How you can profit: Look for emerging technologies, innovations, niches, strategies, or business models that are poised to thrive during a recession. On the flip side, don’t go all-in on a plan that is dependent on a downturn to be profitable. Economies are cyclical, so be sure to look at the long term.

  1. Look 10 Years Down the Road

Inexperienced and emotional investors tend to think in quarters (or even days), but you should be thinking in decades.

For example, Uber, which was founded during a recession, did not open its doors as a reaction to the recession, per se. Instead, they saw an opportunity centered around emerging technologies and societal shifts, and they took action.

The concentration of the population in urban areas, the growing expense of owning a car, the advances in smartphone technology, and the massive user frustration with the taxicab industry all combined to create a favorable landscape for Uber to enter and disrupt the marketplace.

How you can profit: Look for opportunities that are recession agnostic. It doesn’t have to be an emerging technology like self-driving cars. It could be something as basic as a paper goods company that supplies households with toilet paper on demand. Or, you could find a more efficient way to connect people with the goods and services they need. The possibilities are endless when you start thinking of the future.

  1. Build a Solid Financial Foundation

We’ve said it in previous newsletters. It’s not possible to predict the bottom of the market. We wish it were!

Though experts can spot trends, patterns, and cycles, there could be a surprise lurking that no one anticipated. Covid-19 and the resulting global economic shutdown is a prime example. Wars and natural disasters can also have far-reaching effects that no one can predict with certainty.

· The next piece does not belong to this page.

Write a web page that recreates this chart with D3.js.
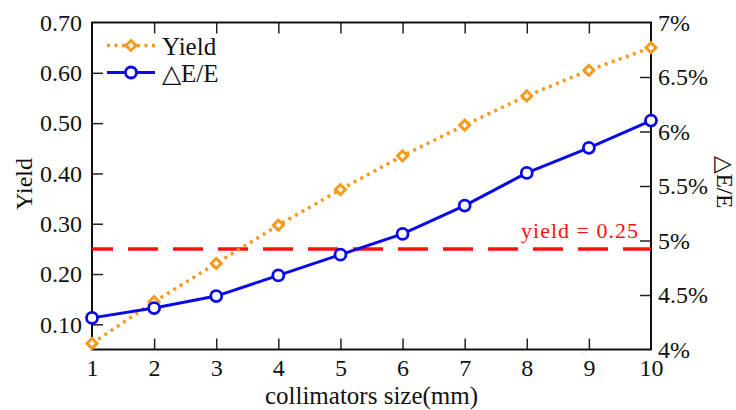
<!DOCTYPE html>
<html>
<head>
<meta charset="utf-8">
<script src="https://cdn.jsdelivr.net/npm/d3@7"></script>
<style>
  body { margin: 0; background: #fff; }
</style>
</head>
<body>
<div id="chart"></div>
<script>
/* Yield and energy spread vs collimator size */

const sizes = [1, 2, 3, 4, 5, 6, 7, 8, 9, 10];
const yieldVals = [0.062, 0.145, 0.221, 0.297, 0.368, 0.435, 0.496, 0.554, 0.605, 0.650];
const spreadVals = [4.29, 4.38, 4.49, 4.68, 4.87, 5.06, 5.32, 5.62, 5.85, 6.10];
const yieldTicks = [0.10, 0.20, 0.30, 0.40, 0.50, 0.60, 0.70];
const spreadTicks = [4, 4.5, 5, 5.5, 6, 6.5, 7];
const yieldLimit = 0.25;

const width = 736,
      height = 410,
      margin = ({top: 22.5, right: 85, bottom: 60.5, left: 92});

const serif = "'Liberation Serif', 'Times New Roman', serif";
const orange = "#f59a1e",
      blue = "#0a0ae8",
      red = "#ff1010";

let svg = d3.select("#chart")
            .append("svg")
            .attr("width", width)
            .attr("height", height)
            .style("font-family", serif);

let x = d3.scaleLinear()
          .domain([1, 10])
          .range([margin.left, width - margin.right]);

let yL = d3.scaleLinear()
           .domain([0.05, 0.70])
           .range([height - margin.bottom, margin.top]);

let yR = d3.scaleLinear()
           .domain([4, 7])
           .range([height - margin.bottom, margin.top]);

/* axes, ticks point inside */
const tickLen = 11;

const styleAxis = (g, hideEnds) => {
    g.attr("font-family", serif).attr("font-size", 24);
    g.select(".domain").remove();
    g.selectAll(".tick text")
     .attr("fill", "#111")
     .style("font-family", serif)
     .style("font-size", "24px");
    g.selectAll(".tick line").attr("stroke", "#222").attr("stroke-width", 1.5);
    if (hideEnds) g.selectAll(".tick line").filter(hideEnds).remove();
};

svg.append("g")
   .attr("transform", `translate(0,${height - margin.bottom})`)
   .call(d3.axisBottom(x).tickValues(sizes).tickFormat(d3.format("d"))
           .tickSizeInner(-tickLen).tickPadding(9))
   .call(g => styleAxis(g, d => d === 1 || d === 10));

svg.append("g")
   .attr("transform", `translate(0,${margin.top})`)
   .call(d3.axisTop(x).tickValues(sizes.slice(1, -1)).tickFormat("")
           .tickSizeInner(-tickLen))
   .call(g => styleAxis(g));

svg.append("g")
   .attr("transform", `translate(${margin.left},0)`)
   .call(d3.axisLeft(yL).tickValues(yieldTicks).tickFormat(d3.format(".2f"))
           .tickSizeInner(-tickLen).tickPadding(10))
   .call(g => styleAxis(g, d => d === 0.70));

svg.append("g")
   .attr("transform", `translate(${width - margin.right},0)`)
   .call(d3.axisRight(yR).tickValues(spreadTicks).tickFormat(d => d + "%")
           .tickSizeInner(-tickLen).tickPadding(7))
   .call(g => styleAxis(g, d => d === 4 || d === 7));

/* frame */
svg.append("rect")
   .attr("x", margin.left)
   .attr("y", margin.top)
   .attr("width", width - margin.left - margin.right)
   .attr("height", height - margin.top - margin.bottom)
   .attr("fill", "none")
   .attr("stroke", "#111")
   .attr("stroke-width", 2);

/* threshold line */
svg.append("line")
   .attr("x1", margin.left)
   .attr("x2", width - margin.right)
   .attr("y1", yL(yieldLimit))
   .attr("y2", yL(yieldLimit))
   .attr("stroke", red)
   .attr("stroke-width", 3.5)
   .attr("stroke-dasharray", "30,15")
   .attr("stroke-dashoffset", 9);

svg.append("text")
   .attr("x", 521)
   .attr("y", yL(yieldLimit) - 11)
   .attr("textLength", 117)
   .attr("lengthAdjust", "spacing")
   .attr("fill", red)
   .style("font-size", "22px")
   .text("yield = 0.25");

/* series */
const lineL = d3.line().x((d, i) => x(sizes[i])).y(d => yL(d));
const lineR = d3.line().x((d, i) => x(sizes[i])).y(d => yR(d));

svg.append("path")
   .datum(yieldVals)
   .attr("d", lineL)
   .attr("fill", "none")
   .attr("stroke", orange)
   .attr("stroke-width", 3.5)
   .attr("stroke-dasharray", "3,4.5");

svg.append("path")
   .datum(spreadVals)
   .attr("d", lineR)
   .attr("fill", "none")
   .attr("stroke", blue)
   .attr("stroke-width", 3);

const diamond = d3.symbol().type(d3.symbolSquare).size(50);

svg.selectAll(".dia")
   .data(yieldVals)
   .join("path")
   .attr("class", "dia")
   .attr("d", diamond)
   .attr("transform", (d, i) => `translate(${x(sizes[i])},${yL(d)}) rotate(45)`)
   .attr("fill", "white")
   .attr("stroke", orange)
   .attr("stroke-width", 3);

svg.selectAll(".circ")
   .data(spreadVals)
   .join("circle")
   .attr("class", "circ")
   .attr("cx", (d, i) => x(sizes[i]))
   .attr("cy", d => yR(d))
   .attr("r", 5.5)
   .attr("fill", "white")
   .attr("stroke", blue)
   .attr("stroke-width", 2.8);

/* legend */
const legend = [
    {name: "Yield", color: orange, dash: "3,4.5", mark: "dia", y: 45.5},
    {name: "\u25B3E/E", color: blue, dash: null, mark: "circ", y: 72.5}
];

let lg = svg.selectAll(".lg")
            .data(legend)
            .join("g")
            .attr("class", "lg");

lg.append("line")
  .attr("x1", 107).attr("x2", 155)
  .attr("y1", d => d.y).attr("y2", d => d.y)
  .attr("stroke", d => d.color)
  .attr("stroke-width", d => d.dash ? 3.5 : 3)
  .attr("stroke-dasharray", d => d.dash);

lg.filter(d => d.mark === "dia")
  .append("path")
  .attr("d", diamond)
  .attr("transform", d => `translate(131,${d.y}) rotate(45)`)
  .attr("fill", "white")
  .attr("stroke", d => d.color)
  .attr("stroke-width", 3);

lg.filter(d => d.mark === "circ")
  .append("circle")
  .attr("cx", 131).attr("cy", d => d.y).attr("r", 5.5)
  .attr("fill", "white")
  .attr("stroke", d => d.color)
  .attr("stroke-width", 2.8);

lg.append("text")
  .attr("x", 162)
  .attr("y", d => d.y + 9)
  .attr("fill", "#111")
  .style("font-size", "25px")
  .text(d => d.name);

/* axis titles */
svg.append("text")
   .attr("x", (margin.left + width - margin.right) / 2)
   .attr("y", 404)
   .attr("text-anchor", "middle")
   .attr("fill", "#111")
   .style("font-size", "25px")
   .text("collimators size(mm)");

svg.append("text")
   .attr("transform", `translate(32,184) rotate(-90)`)
   .attr("text-anchor", "middle")
   .attr("fill", "#111")
   .style("font-size", "24px")
   .text("Yield");

svg.append("text")
   .attr("transform", `translate(717,182) rotate(90)`)
   .attr("text-anchor", "middle")
   .attr("fill", "#111")
   .style("font-size", "23px")
   .text("\u25B3E/E");
</script>
</body>
</html>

By having a solid financial foundation, you can weather a financial storm. Have reserves in place, don’t live beyond your means, and resist the temptation to overleverage yourself.

During the past ten years, millions of people have been undisciplined with their money, creating sloppy financial habits that are going to expose them to default risk that could have been avoided.

As Warren Buffett famously said, “You only find out who was swimming naked when the tide goes out.”

How you can profit: Keep an eye on your credit score, minimize (or eliminate) high-interest debt, and grow your assets responsibly. By having a solid financial foundation, you’ll be well-positioned to take advantage of falling asset prices at or near their bottom.

  1. Act Like a Leader When Everyone Else is Afraid

Former Mayor of New York, Rudolph Giuliani, said, “It is in times of crisis that good leaders emerge.”

While others complain about the economy or play the victim card, you can take this opportunity to step out of your comfort zone and transform yourself for the better.

This strategy can apply no matter where you are in life. Whether you’re a business owner, an employee, a supervisor, or a stay-at-home parent, there are ways you can grow, contribute, and help others during this time.

How you can profit: Check in with yourself each day and ask yourself if you’re acting like the leader you know you can be. Be prepared to recognize opportunities to lead. Have confidence in yourself that you’ll know them when you see them!